◆ **WHAT YOU WILL DO**
Reproduce exactly, with no pictures, each line from the opening of the material down through the line containing "import plotly.graph_objects as go".

----

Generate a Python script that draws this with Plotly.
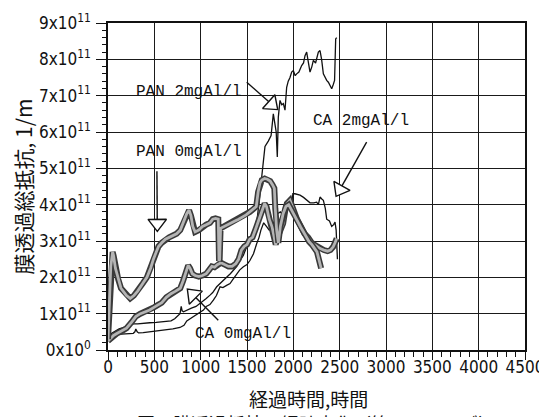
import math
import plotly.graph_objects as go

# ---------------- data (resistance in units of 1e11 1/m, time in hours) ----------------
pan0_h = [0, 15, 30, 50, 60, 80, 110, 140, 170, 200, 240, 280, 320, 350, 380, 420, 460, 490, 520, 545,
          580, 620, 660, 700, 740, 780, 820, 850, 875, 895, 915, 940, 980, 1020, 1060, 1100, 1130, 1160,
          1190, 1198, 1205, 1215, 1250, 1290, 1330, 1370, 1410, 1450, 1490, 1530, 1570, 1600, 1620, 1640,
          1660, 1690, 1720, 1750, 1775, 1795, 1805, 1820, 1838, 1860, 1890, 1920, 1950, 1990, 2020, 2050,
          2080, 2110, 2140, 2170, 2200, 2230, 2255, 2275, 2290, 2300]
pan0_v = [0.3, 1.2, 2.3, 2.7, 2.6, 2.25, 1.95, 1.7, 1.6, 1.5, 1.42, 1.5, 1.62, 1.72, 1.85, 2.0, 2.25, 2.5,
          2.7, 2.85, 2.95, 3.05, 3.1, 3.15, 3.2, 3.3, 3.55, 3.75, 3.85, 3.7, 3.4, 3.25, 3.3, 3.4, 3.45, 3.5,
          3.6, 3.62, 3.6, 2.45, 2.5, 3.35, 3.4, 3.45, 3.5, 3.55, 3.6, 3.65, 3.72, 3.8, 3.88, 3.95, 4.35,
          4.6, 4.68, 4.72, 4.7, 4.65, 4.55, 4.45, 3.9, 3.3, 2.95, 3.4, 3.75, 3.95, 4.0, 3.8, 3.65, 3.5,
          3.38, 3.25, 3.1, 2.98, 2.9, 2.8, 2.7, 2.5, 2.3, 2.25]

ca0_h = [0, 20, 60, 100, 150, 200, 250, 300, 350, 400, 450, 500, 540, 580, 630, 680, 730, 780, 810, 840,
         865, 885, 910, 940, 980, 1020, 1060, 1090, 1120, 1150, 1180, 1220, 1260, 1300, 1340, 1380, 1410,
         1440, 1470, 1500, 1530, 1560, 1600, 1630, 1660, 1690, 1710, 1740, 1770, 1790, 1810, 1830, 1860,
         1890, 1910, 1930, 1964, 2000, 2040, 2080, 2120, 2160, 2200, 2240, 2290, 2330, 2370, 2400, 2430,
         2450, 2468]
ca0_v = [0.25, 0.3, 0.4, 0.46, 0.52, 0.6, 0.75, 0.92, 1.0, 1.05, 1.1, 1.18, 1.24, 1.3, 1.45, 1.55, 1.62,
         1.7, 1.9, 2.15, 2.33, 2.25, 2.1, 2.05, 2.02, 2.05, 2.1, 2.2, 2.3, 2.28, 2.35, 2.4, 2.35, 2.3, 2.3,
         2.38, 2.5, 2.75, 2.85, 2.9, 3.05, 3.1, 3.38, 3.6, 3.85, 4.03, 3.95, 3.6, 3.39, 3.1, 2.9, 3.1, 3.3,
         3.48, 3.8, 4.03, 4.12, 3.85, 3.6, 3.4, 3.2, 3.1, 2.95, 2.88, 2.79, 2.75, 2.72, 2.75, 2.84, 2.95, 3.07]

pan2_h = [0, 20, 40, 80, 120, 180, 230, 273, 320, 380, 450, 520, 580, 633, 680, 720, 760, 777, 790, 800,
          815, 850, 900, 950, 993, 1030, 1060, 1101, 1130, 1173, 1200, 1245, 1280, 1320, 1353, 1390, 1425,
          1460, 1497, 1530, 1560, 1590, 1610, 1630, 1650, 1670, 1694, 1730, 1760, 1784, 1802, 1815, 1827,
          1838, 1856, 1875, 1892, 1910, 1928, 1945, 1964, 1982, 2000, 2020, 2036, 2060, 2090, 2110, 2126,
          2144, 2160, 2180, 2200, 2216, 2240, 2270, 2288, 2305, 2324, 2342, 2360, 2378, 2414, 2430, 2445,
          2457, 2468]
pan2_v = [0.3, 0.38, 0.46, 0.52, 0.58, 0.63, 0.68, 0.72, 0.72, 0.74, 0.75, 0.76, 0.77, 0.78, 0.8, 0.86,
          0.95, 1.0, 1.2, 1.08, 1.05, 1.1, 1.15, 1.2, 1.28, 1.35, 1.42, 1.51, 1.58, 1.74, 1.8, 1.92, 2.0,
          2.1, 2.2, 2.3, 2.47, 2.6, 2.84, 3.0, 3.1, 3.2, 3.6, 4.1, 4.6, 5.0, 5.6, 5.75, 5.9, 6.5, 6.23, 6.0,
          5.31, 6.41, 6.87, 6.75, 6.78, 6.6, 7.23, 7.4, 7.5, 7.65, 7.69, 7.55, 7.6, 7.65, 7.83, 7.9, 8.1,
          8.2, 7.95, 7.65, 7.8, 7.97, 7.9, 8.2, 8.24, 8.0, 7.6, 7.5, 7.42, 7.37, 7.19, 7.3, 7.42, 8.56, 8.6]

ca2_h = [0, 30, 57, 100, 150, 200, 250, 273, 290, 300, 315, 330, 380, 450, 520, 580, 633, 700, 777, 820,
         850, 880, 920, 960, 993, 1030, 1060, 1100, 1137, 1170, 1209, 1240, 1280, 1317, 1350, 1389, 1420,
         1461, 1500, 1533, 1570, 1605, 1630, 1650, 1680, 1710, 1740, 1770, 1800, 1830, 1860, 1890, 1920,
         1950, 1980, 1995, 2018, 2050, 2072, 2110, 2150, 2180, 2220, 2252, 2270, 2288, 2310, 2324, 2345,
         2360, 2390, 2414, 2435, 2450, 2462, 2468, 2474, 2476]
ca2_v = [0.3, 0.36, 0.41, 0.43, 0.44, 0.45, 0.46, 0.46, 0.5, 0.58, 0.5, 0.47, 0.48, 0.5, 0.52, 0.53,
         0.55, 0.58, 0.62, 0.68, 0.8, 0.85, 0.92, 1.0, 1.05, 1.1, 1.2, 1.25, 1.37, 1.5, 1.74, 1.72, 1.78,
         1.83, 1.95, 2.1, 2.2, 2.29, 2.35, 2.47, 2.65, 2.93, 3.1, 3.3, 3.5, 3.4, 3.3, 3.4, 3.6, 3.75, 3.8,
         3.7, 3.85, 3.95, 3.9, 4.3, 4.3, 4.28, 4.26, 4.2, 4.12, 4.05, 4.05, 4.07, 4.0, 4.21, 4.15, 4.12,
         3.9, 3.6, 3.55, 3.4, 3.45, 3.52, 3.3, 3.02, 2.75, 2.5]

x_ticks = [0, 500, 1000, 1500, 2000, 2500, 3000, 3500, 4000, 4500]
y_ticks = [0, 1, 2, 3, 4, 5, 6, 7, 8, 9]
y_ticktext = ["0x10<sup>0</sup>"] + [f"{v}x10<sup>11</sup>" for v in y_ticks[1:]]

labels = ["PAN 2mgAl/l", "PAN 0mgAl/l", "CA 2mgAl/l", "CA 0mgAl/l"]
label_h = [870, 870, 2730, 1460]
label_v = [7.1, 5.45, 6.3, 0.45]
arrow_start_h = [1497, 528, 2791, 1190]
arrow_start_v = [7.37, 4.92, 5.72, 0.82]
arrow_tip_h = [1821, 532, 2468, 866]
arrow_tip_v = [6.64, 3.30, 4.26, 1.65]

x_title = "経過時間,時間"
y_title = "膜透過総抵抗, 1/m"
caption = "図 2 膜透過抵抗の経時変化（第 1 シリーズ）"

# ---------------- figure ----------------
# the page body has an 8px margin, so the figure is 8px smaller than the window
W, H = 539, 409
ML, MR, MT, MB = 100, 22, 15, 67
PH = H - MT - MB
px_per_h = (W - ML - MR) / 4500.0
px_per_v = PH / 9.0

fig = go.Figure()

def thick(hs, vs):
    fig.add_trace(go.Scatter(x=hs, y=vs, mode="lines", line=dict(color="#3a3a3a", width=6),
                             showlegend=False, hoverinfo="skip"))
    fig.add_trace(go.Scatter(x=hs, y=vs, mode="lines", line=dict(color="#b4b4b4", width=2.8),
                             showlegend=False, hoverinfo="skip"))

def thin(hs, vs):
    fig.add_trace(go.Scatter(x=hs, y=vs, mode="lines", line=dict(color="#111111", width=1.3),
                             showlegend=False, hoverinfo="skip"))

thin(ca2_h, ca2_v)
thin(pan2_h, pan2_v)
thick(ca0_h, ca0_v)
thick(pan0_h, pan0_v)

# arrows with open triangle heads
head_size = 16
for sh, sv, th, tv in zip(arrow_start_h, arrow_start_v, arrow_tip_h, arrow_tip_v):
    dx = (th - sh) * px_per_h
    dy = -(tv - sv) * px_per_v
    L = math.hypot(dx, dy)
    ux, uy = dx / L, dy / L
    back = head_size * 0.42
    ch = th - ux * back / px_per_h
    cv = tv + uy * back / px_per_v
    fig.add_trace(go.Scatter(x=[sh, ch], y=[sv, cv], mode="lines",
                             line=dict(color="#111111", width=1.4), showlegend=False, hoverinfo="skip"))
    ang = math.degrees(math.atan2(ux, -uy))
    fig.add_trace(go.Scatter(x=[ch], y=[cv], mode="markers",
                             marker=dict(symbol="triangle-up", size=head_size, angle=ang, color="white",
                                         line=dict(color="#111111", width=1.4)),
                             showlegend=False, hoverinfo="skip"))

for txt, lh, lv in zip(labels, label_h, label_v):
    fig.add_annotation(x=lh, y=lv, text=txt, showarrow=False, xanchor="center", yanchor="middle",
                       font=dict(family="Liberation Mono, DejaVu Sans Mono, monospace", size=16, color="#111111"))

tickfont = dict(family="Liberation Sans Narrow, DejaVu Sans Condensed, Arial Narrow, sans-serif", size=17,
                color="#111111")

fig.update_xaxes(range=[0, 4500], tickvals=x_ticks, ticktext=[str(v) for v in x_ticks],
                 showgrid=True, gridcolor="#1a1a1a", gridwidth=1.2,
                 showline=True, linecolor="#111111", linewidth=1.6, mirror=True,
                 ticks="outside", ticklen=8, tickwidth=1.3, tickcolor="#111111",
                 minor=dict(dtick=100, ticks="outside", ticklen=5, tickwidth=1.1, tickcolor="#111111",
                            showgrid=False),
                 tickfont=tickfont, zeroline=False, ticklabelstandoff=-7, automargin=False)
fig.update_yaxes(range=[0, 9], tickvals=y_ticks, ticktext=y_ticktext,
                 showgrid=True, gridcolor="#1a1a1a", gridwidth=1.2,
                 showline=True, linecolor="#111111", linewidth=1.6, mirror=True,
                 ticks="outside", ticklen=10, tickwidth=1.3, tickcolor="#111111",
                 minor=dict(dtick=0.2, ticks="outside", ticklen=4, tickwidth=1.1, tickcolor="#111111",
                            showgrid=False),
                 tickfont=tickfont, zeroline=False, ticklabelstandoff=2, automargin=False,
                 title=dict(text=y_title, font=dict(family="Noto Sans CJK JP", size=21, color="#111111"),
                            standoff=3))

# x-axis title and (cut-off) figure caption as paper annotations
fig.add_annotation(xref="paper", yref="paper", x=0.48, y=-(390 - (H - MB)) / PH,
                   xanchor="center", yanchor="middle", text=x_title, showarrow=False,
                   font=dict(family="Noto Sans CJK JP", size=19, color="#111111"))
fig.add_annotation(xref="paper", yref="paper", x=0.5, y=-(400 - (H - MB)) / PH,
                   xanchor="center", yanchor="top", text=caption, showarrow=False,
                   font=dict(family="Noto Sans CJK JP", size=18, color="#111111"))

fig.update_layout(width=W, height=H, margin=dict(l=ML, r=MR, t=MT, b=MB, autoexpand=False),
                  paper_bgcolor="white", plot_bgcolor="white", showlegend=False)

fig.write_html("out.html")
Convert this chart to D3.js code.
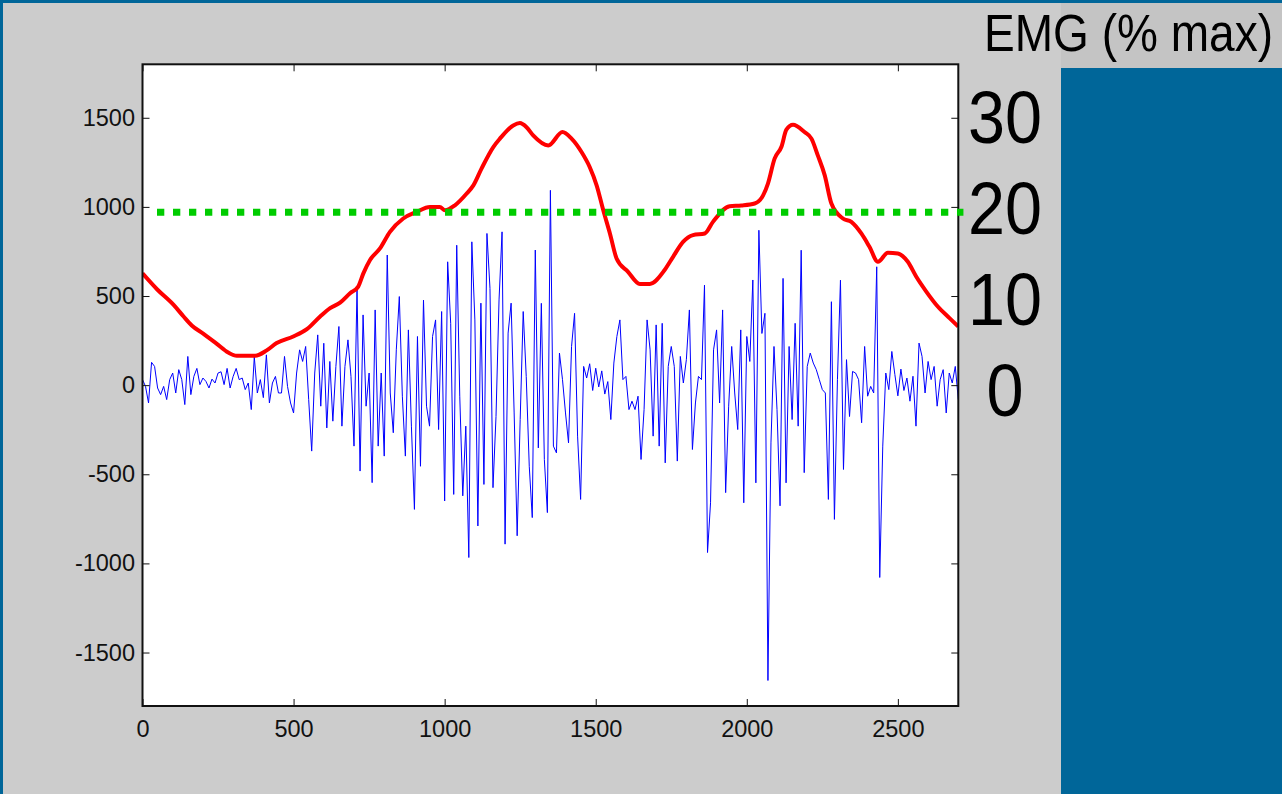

----

◆ **SOLUTION TO THE EXERCISE**
Generate a Python script that draws this with Plotly.
import math
import plotly.graph_objects as go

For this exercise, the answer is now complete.